Dazu ist im § 14 vorgesehen, dass die Bundesregierung ein Energieeffizienzregister für Rechenzentren errichtet. Die Informationen daraus werden über eine digitale Plattform der Öffentlichkeit zur Verfügung gestellt (mit Ausnahme von Informationen, deren Preisgabe die öffentliche oder nationale Sicherheit gefährden kann).
- 15 geht auf Information und Beratung im Kundenverhältnis ein.
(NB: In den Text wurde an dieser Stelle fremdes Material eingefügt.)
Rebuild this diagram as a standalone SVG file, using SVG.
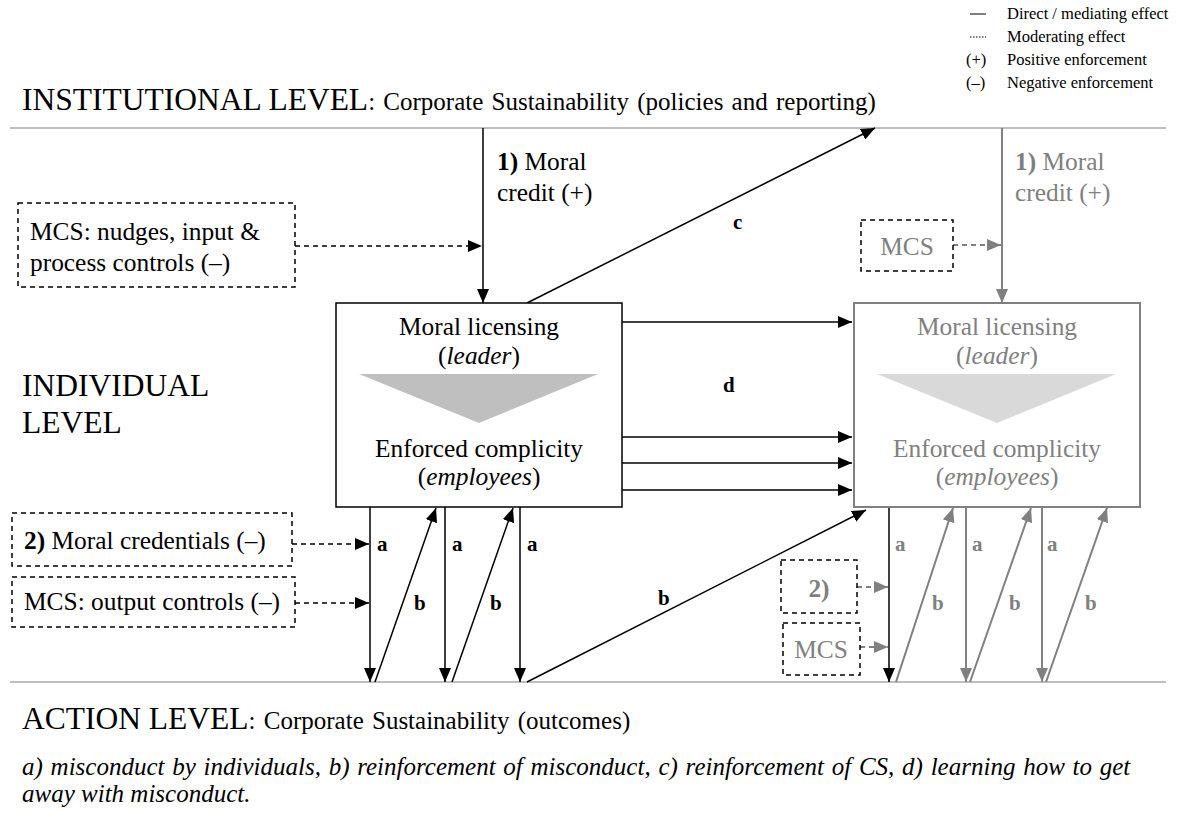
<svg xmlns="http://www.w3.org/2000/svg" width="1180" height="813" viewBox="0 0 1180 813">
<style>
text{font-family:"Liberation Serif","Times New Roman",serif;fill:#000}
.g{fill:#808080}
.big{font-size:31.5px}
.sub{font-size:25px;word-spacing:2px}
.lbl{font-size:25.4px}
.let{font-size:21px;font-weight:bold}
.leg{font-size:16.5px}
.cap{font-size:25px;font-style:italic}
.rule{stroke:#7f7f7f;stroke-width:1.2;fill:none}
.k{stroke:#000;stroke-width:1.5;fill:none}
.kg{stroke:#808080;stroke-width:2;fill:none}
.dash{stroke:#000;stroke-width:1.5;fill:none;stroke-dasharray:5 4}
.dashg{stroke:#808080;stroke-width:1.8;fill:none;stroke-dasharray:5 4}
.box{fill:#fff;stroke:#000;stroke-width:1.5}
.boxg{fill:#fff;stroke:#808080;stroke-width:2}
.dbox{fill:#fff;stroke:#000;stroke-width:1.5;stroke-dasharray:5 4}
</style>
<defs>
<marker id="ah" markerUnits="userSpaceOnUse" markerWidth="14" markerHeight="12" refX="14" refY="6" orient="auto"><path d="M0,0 L14,6 L0,12 Z" fill="#000"/></marker>
<marker id="ahg" markerUnits="userSpaceOnUse" markerWidth="14" markerHeight="12" refX="14" refY="6" orient="auto"><path d="M0,0 L14,6 L0,12 Z" fill="#808080"/></marker>
</defs>

<!-- legend -->
<g id="legend">
<line x1="970" y1="14" x2="986" y2="14" stroke="#000" stroke-width="1"/>
<line x1="970" y1="37" x2="986" y2="37" stroke="#000" stroke-width="1" stroke-dasharray="1.5 1.5"/>
<text class="leg" x="966" y="65">(+)</text>
<text class="leg" x="966" y="88">(–)</text>
<text class="leg" x="1007" y="19">Direct / mediating effect</text>
<text class="leg" x="1007" y="42">Moderating effect</text>
<text class="leg" x="1007" y="65">Positive enforcement</text>
<text class="leg" x="1007" y="88">Negative enforcement</text>
</g>

<!-- level titles and rules -->
<g id="levels">
<text x="22" y="110"><tspan class="big">INSTITUTIONAL LEVEL</tspan><tspan class="sub">: Corporate Sustainability (policies and reporting)</tspan></text>
<line class="rule" x1="10" y1="128" x2="1166" y2="128"/>
<text class="big" x="22" y="396">INDIVIDUAL</text>
<text class="big" x="22" y="433">LEVEL</text>
<line class="rule" x1="10" y1="682" x2="1166" y2="682"/>
<text x="22" y="729"><tspan class="big">ACTION LEVEL</tspan><tspan class="sub">: Corporate Sustainability (outcomes)</tspan></text>
<text class="cap" x="22" y="775" word-spacing="1.5">a) misconduct by individuals, b) reinforcement of misconduct, c) reinforcement of CS, d) learning how to get</text>
<text class="cap" x="22" y="802">away with misconduct.</text>
</g>

<!-- connectors -->
<g id="connectors">
<path class="k" d="M483,128 V303" marker-end="url(#ah)"/>
<path class="k" d="M527,303 L875,128" marker-end="url(#ah)"/>
<path class="dash" d="M295,246 H482" marker-end="url(#ah)"/>
<path class="k" d="M622,322 H852" marker-end="url(#ah)"/>
<path class="k" d="M622,437 H852" marker-end="url(#ah)"/>
<path class="k" d="M622,463 H852" marker-end="url(#ah)"/>
<path class="k" d="M622,490 H852" marker-end="url(#ah)"/>
<path class="k" d="M370,507 V682" marker-end="url(#ah)"/>
<path class="k" d="M445,507 V682" marker-end="url(#ah)"/>
<path class="k" d="M520,507 V682" marker-end="url(#ah)"/>
<path class="k" d="M375,682 L436,508" marker-end="url(#ah)"/>
<path class="k" d="M452,682 L513,508" marker-end="url(#ah)"/>
<path class="k" d="M527,682 L866,510" marker-end="url(#ah)"/>
<path class="dash" d="M292,544 H369" marker-end="url(#ah)"/>
<path class="dash" d="M295,603 H369" marker-end="url(#ah)"/>
<path class="k" d="M889,507 V682" marker-end="url(#ah)"/>
<path class="kg" d="M1002,128 V303" marker-end="url(#ahg)"/>
<path class="dashg" d="M953,245 H1001" marker-end="url(#ahg)"/>
<path class="kg" d="M966,507 V682" marker-end="url(#ahg)"/>
<path class="kg" d="M1042,507 V682" marker-end="url(#ahg)"/>
<path class="kg" d="M896,682 L953,508" marker-end="url(#ahg)"/>
<path class="kg" d="M970,682 L1031,508" marker-end="url(#ahg)"/>
<path class="kg" d="M1046,682 L1107,508" marker-end="url(#ahg)"/>
<path class="dashg" d="M857,587 H888" marker-end="url(#ahg)"/>
<path class="dashg" d="M860,647 H888" marker-end="url(#ahg)"/>
</g>

<!-- connector labels -->
<g id="labels">
<text class="lbl" x="497" y="170"><tspan font-weight="bold">1)</tspan> Moral</text>
<text class="lbl" x="497" y="201">credit (+)</text>
<text class="lbl g" x="1015" y="170"><tspan font-weight="bold">1)</tspan> Moral</text>
<text class="lbl g" x="1015" y="201">credit (+)</text>
<text class="let" x="733" y="229">c</text>
<text class="let" x="723" y="392">d</text>
<text class="let" x="377" y="551">a</text>
<text class="let" x="452" y="551">a</text>
<text class="let" x="527" y="551">a</text>
<text class="let" x="414" y="610">b</text>
<text class="let" x="490" y="610">b</text>
<text class="let" x="658" y="605">b</text>
<text class="let g" x="895" y="551">a</text>
<text class="let g" x="972" y="551">a</text>
<text class="let g" x="1047" y="551">a</text>
<text class="let g" x="932" y="610">b</text>
<text class="let g" x="1009" y="610">b</text>
<text class="let g" x="1085" y="610">b</text>
</g>

<g id="mcs-nudges">
<rect class="dbox" x="18" y="203" width="277" height="84"/>
<text class="lbl" x="30" y="240">MCS: nudges, input &amp;</text>
<text class="lbl" x="30" y="271">process controls (–)</text>
</g>
<g id="moral-credentials">
<rect class="dbox" x="12" y="513" width="280" height="53"/>
<text class="lbl" x="24" y="549"><tspan font-weight="bold">2)</tspan> Moral credentials (–)</text>
</g>
<g id="mcs-output">
<rect class="dbox" x="12" y="577" width="283" height="50"/>
<text class="lbl" x="24" y="610">MCS: output controls (–)</text>
</g>
<g id="mcs-top-right">
<rect class="dbox" x="861" y="220" width="92" height="51"/>
<text class="lbl g" x="907" y="255" text-anchor="middle">MCS</text>
</g>
<g id="credentials-right">
<rect class="dbox" x="781" y="560" width="76" height="53"/>
<text class="lbl g" x="819" y="597" text-anchor="middle" font-weight="bold">2)</text>
</g>
<g id="mcs-bottom-right">
<rect class="dbox" x="783" y="623" width="77" height="52"/>
<text class="lbl g" x="821" y="658" text-anchor="middle">MCS</text>
</g>

<g id="box-left">
<rect class="box" x="336" y="303" width="286" height="204"/>
<text class="lbl" x="479" y="335" text-anchor="middle">Moral licensing</text>
<text class="lbl" x="479" y="364" text-anchor="middle">(<tspan font-style="italic">leader</tspan>)</text>
<polygon points="359,374 598,374 479,423" fill="#bfbfbf"/>
<text class="lbl" x="479" y="457" text-anchor="middle">Enforced complicity</text>
<text class="lbl" x="479" y="485" text-anchor="middle">(<tspan font-style="italic">employees</tspan>)</text>
</g>
<g id="box-right">
<rect class="boxg" x="854" y="303" width="286" height="204"/>
<text class="lbl g" x="997" y="335" text-anchor="middle">Moral licensing</text>
<text class="lbl g" x="997" y="364" text-anchor="middle">(<tspan font-style="italic">leader</tspan>)</text>
<polygon points="877,374 1116,374 997,423" fill="#d9d9d9"/>
<text class="lbl g" x="997" y="457" text-anchor="middle">Enforced complicity</text>
<text class="lbl g" x="997" y="485" text-anchor="middle">(<tspan font-style="italic">employees</tspan>)</text>
</g>
</svg>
RZ-Betreiber sind ab dem 1. September 2023 dazu verpflichtet, den Kunden die direkt den Kunden zuzuordnenden Energieverbräuche pro Jahr sowie den entsprechend der Verbrauchsanteile zuzuordnenden Energieverbrauch der technischen Infrastruktur des Rechenzentrums mitzuteilen. Die Betreiber eines Rechenzentrums mit einer Co-Lokation müssen ab dem 1. September 2023 sicherstellen, dass sie beim Angebot einer Co-Lokation den Anteil der voraussichtlichen Energiekosten an den Gesamtkosten separat ausweisen, den Kunden einer Co-Lokation geeignete Monitoring-Informationen zur Verfügung stellen und die Registriernummer ihres Rechenzentrums im Register nach § 14 mitteilen.
Zwischenfazit: Organisatorische Prozesse und technische Maßnahmen zur Einhaltung der Informationspflichten sind einzurichten.
Fazit
Der Referentenentwurf für RZ-Energieeffizienz enthält teilweise Vorgaben, die ohnehin von einer zeitgemäßen RZ-Planung eingehalten werden müssen. Weitere Vorgaben wie zum Beispiel Informationspflichten gegenüber dem Bund sind neu. Unabhängig davon, wie man zu mehr Bürokratie und staatlich verordneten Regelungen für RZ steht, ist die Beschäftigung mit den künftigen Vorgaben bezüglich der RZ-Energieeffizienz ein Muss für alle Planer und Betreiber von Rechenzentren.